> The request: Skip the pictures. Reproduce all other material exactly.
######
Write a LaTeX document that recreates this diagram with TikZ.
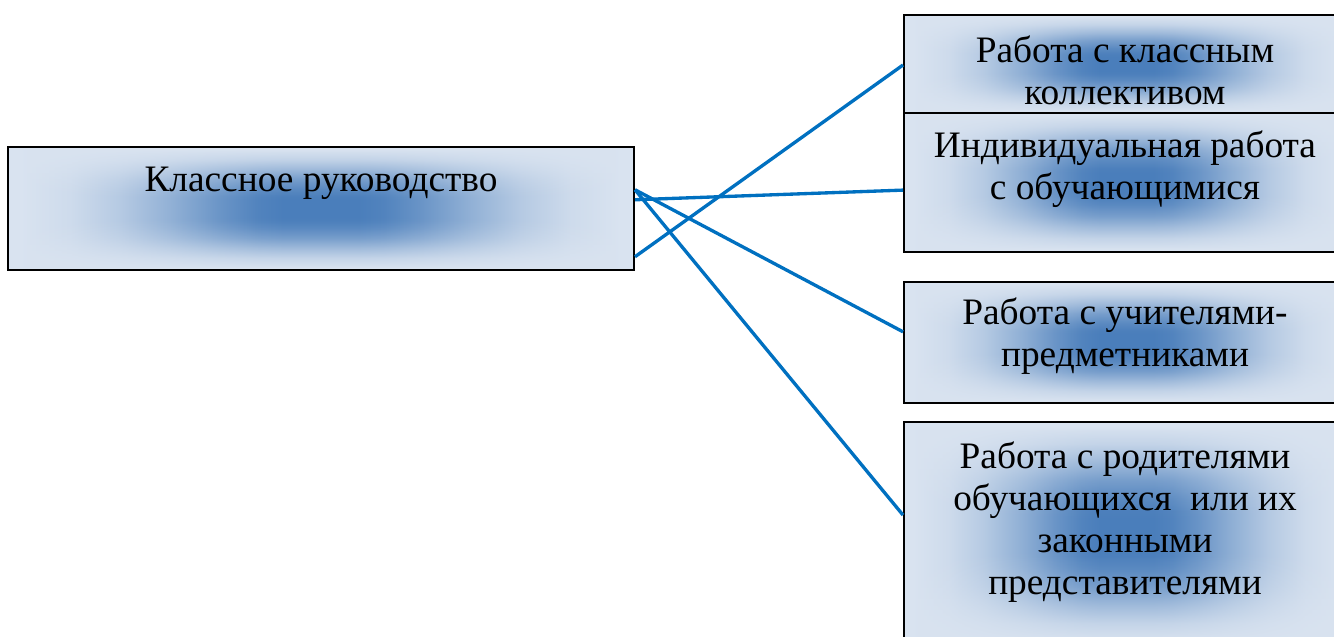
\documentclass[tikz,border=0pt]{standalone}
\usepackage{fontspec}
\setmainfont{Liberation Serif}
\usetikzlibrary{calc,fit,fadings}
\definecolor{gdark}{HTML}{4A7EBB}
\definecolor{glight}{HTML}{D9E3F0}
\definecolor{lnblue}{HTML}{0070C0}
\pgfdeclarehorizontalshading{hbump}{100bp}{color(0bp)=(glight); color(26bp)=(glight);
  color(30bp)=(gdark!8!glight); color(34bp)=(gdark!25!glight); color(38bp)=(gdark!50!glight);
  color(42bp)=(gdark!78!glight); color(45bp)=(gdark!95!glight);
  color(47bp)=(gdark); color(53bp)=(gdark);
  color(55bp)=(gdark!95!glight); color(58bp)=(gdark!78!glight); color(62bp)=(gdark!50!glight);
  color(66bp)=(gdark!25!glight); color(70bp)=(gdark!8!glight);
  color(74bp)=(glight); color(100bp)=(glight)}
\pgfdeclareverticalshading{vbumpsh}{100bp}{color(0bp)=(black); color(26bp)=(black);
  color(30bp)=(white!15!black); color(34bp)=(white!40!black); color(38bp)=(white!68!black);
  color(42bp)=(white!88!black); color(45bp)=(white!98!black);
  color(47bp)=(white); color(53bp)=(white);
  color(55bp)=(white!98!black); color(58bp)=(white!88!black); color(62bp)=(white!68!black);
  color(66bp)=(white!40!black); color(70bp)=(white!15!black);
  color(74bp)=(black); color(100bp)=(black)}
\pgfdeclarefading{vbump}{\pgfuseshading{vbumpsh}}
\tikzset{
 gbox/.style={draw=black, line width=1.5pt, inner sep=0pt, path picture={
   \fill[glight] (path picture bounding box.south west) rectangle (path picture bounding box.north east);
   \shade[shading=hbump, path fading=vbump] (path picture bounding box.south west) rectangle (path picture bounding box.north east);
   }},
 lbl/.style={align=center, font=\fontsize{28}{31.5}\selectfont, inner sep=0pt},
 conn/.style={draw=lnblue, line width=2.5pt}
}
\begin{document}
\begin{tikzpicture}[x=0.75pt, y=-0.75pt]
\useasboundingbox (0,0) rectangle (1334,636);
\clip (0,0) rectangle (1334,636);
\node[gbox, fit={(8,147) (634,270)}] (b0) {};
\node[gbox, fit={(904,15) (1350,113)}] (b1) {};
\node[gbox, fit={(904,113) (1350,252)}] (b2) {};
\node[gbox, fit={(904,282) (1350,403)}] (b3) {};
\node[gbox, fit={(904,422) (1350,645)}] (b4) {};
\node[lbl] (t0) at (321,183) {Классное руководство};
\node[lbl] (t1) at (1125,70) {Работа с классным\\коллективом};
\node[lbl] (t2) at (1125,169) {Индивидуальная работа\\с обучающимися};
\node[lbl] (t3) at (1125,336) {Работа с учителями-\\предметниками};
\node[lbl] (t4) at (1125,522) {Работа с родителями\\обучающихся~ или их\\законными\\представителями};
\draw[conn] ($(b0.north east)!0.886!(b0.south east)$) -- ($(b1.north west)!0.51!(b1.south west)$);
\draw[conn] ($(b0.north east)!0.43!(b0.south east)$) -- ($(b2.north west)!0.554!(b2.south west)$);
\draw[conn] ($(b0.north east)!0.35!(b0.south east)$) -- ($(b3.north west)!0.413!(b3.south west)$);
\draw[conn] ($(b0.north east)!0.35!(b0.south east)$) -- ($(b4.north west)!0.418!(b4.south west)$);
\end{tikzpicture}
\end{document}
######
> Result of the task:
Write a LaTeX document that recreates this diagram with TikZ.
\documentclass[tikz,border=0pt]{standalone}
\usepackage{fontspec}
\setmainfont{Liberation Serif}
\usetikzlibrary{calc,fit,fadings}
\definecolor{gdark}{HTML}{4A7EBB}
\definecolor{glight}{HTML}{D9E3F0}
\definecolor{lnblue}{HTML}{0070C0}
\pgfdeclarehorizontalshading{hbump}{100bp}{color(0bp)=(glight); color(26bp)=(glight);
  color(30bp)=(gdark!8!glight); color(34bp)=(gdark!25!glight); color(38bp)=(gdark!50!glight);
  color(42bp)=(gdark!78!glight); color(45bp)=(gdark!95!glight);
  color(47bp)=(gdark); color(53bp)=(gdark);
  color(55bp)=(gdark!95!glight); color(58bp)=(gdark!78!glight); color(62bp)=(gdark!50!glight);
  color(66bp)=(gdark!25!glight); color(70bp)=(gdark!8!glight);
  color(74bp)=(glight); color(100bp)=(glight)}
\pgfdeclareverticalshading{vbumpsh}{100bp}{color(0bp)=(black); color(26bp)=(black);
  color(30bp)=(white!15!black); color(34bp)=(white!40!black); color(38bp)=(white!68!black);
  color(42bp)=(white!88!black); color(45bp)=(white!98!black);
  color(47bp)=(white); color(53bp)=(white);
  color(55bp)=(white!98!black); color(58bp)=(white!88!black); color(62bp)=(white!68!black);
  color(66bp)=(white!40!black); color(70bp)=(white!15!black);
  color(74bp)=(black); color(100bp)=(black)}
\pgfdeclarefading{vbump}{\pgfuseshading{vbumpsh}}
\tikzset{
 gbox/.style={draw=black, line width=1.5pt, inner sep=0pt, path picture={
   \fill[glight] (path picture bounding box.south west) rectangle (path picture bounding box.north east);
   \shade[shading=hbump, path fading=vbump] (path picture bounding box.south west) rectangle (path picture bounding box.north east);
   }},
 lbl/.style={align=center, font=\fontsize{28}{31.5}\selectfont, inner sep=0pt},
 conn/.style={draw=lnblue, line width=2.5pt}
}
\begin{document}
\begin{tikzpicture}[x=0.75pt, y=-0.75pt]
\useasboundingbox (0,0) rectangle (1334,636);
\clip (0,0) rectangle (1334,636);
\node[gbox, fit={(8,147) (634,270)}] (b0) {};
\node[gbox, fit={(904,15) (1350,113)}] (b1) {};
\node[gbox, fit={(904,113) (1350,252)}] (b2) {};
\node[gbox, fit={(904,282) (1350,403)}] (b3) {};
\node[gbox, fit={(904,422) (1350,645)}] (b4) {};
\node[lbl] (t0) at (321,183) {Классное руководство};
\node[lbl] (t1) at (1125,70) {Работа с классным\\коллективом};
\node[lbl] (t2) at (1125,169) {Индивидуальная работа\\с обучающимися};
\node[lbl] (t3) at (1125,336) {Работа с учителями-\\предметниками};
\node[lbl] (t4) at (1125,522) {Работа с родителями\\обучающихся~ или их\\законными\\представителями};
\draw[conn] ($(b0.north east)!0.886!(b0.south east)$) -- ($(b1.north west)!0.51!(b1.south west)$);
\draw[conn] ($(b0.north east)!0.43!(b0.south east)$) -- ($(b2.north west)!0.554!(b2.south west)$);
\draw[conn] ($(b0.north east)!0.35!(b0.south east)$) -- ($(b3.north west)!0.413!(b3.south west)$);
\draw[conn] ($(b0.north east)!0.35!(b0.south east)$) -- ($(b4.north west)!0.418!(b4.south west)$);
\end{tikzpicture}
\end{document}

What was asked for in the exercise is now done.